A casa de Nilda, segundo ela, não está com o destino selado. O drama, neste caso, é o psicológico. "Na minha rua, mais de 20 casas foram levadas e vi um vizinho morto. Não tenho forças para voltar e recomeçar. Só se Deus mandar uma ordem, porque o homem não faz voltar", afirma ela, que é empregada doméstica.

"Eu saí tão sem rumo, achei os moradores numa igreja e fique lá nas primeiras semanas. Hoje ,estou na casa da minha patroa."

Após o momento de discursos, os moradores deram a mão e também houve um minuto de silêncio em homenagem às 65 pessoas quem morreram em decorrência das chuvas do final de semana de Carnaval.

Miraídes Silva, 34, queixava-se bastante da ausência dos vereadores na manifestação na praça. "Amanhã [domingo], eles vêm aqui, gostam desta praça para pedir voto. Cadê o prefeito que recebeu os recursos, e ninguém viu o dinheiro?", disse ela.

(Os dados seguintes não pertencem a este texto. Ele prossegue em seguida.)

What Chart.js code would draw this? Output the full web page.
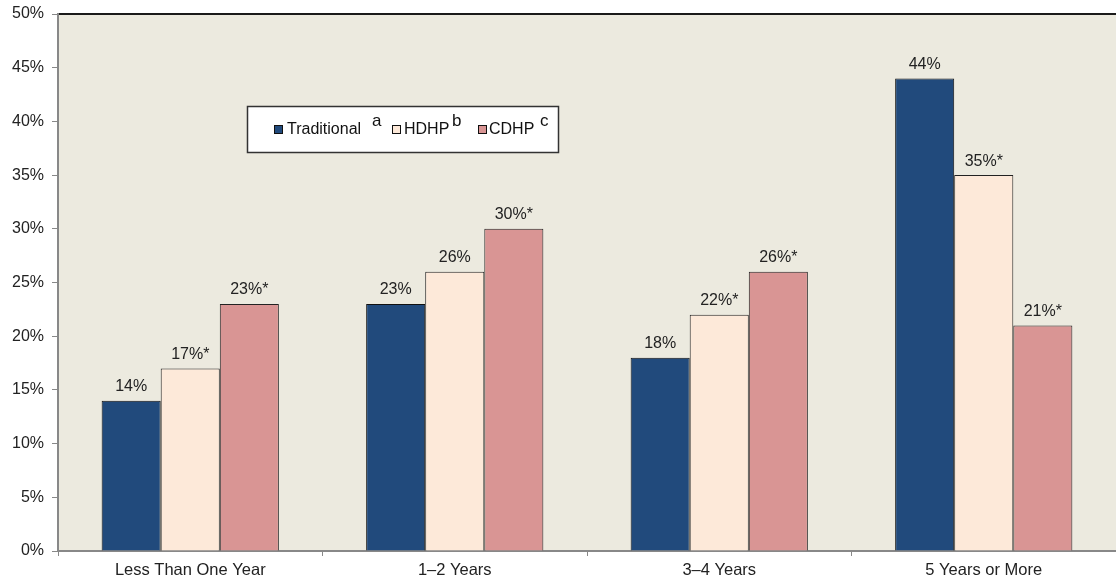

Minutos depois, por volta das 11h10, a vereadora Pauleteh Araújo (PP) chegou ao local. "Quem quiser falar comigo sobre doações, sobre valores de Pix, estou aqui. Em momento nenhum deixei a comunidade", disse a vereadora, bastante aplaudida.

Outra política a discursar foi a deputada estadual eleita Ediane Maria (PSOL).

Como a Folha mostrou, nesta sexta (10), vereadores estariam insatisfeitos com a ausência de detalhes sobre a utilização dos recursos solicitados pelo prefeito Felipe Augusto (PSDB), segundo o presidente da Casa, Marcos Fuly (DEM). Com isso, há pedidos travados na Câmara para liberação de recursos e contratação de financiamentos para amenizar os efeitos da tragédia.

Segundo a prefeitura, três projetos importantes para a realização de obras emergenciais cujas propostas para custeio estão nas mãos do Legislativo local desde o final de fevereiro. O mais importante deles pede autorização para que o município obtenha crédito de R$ 100 milhões da Caixa Econômica Federal.

Existe ainda um pedido para a contratação temporária de 300 moradores do município, ao custo de um salário mínimo por mês, para a atuação em obras emergenciais, além de um pedido de anistia de juros e multas de créditos municipais.

Fuly afirmou que falta detalhamento aos pedidos enviados pelo prefeito. Já a gestão de Felipe Augusto afirma que a liberação de recursos e as contratações temporárias têm destinação específica, que são obras de contenção para diminuir os efeitos de novos deslizamentos ainda durante o período de chuvas.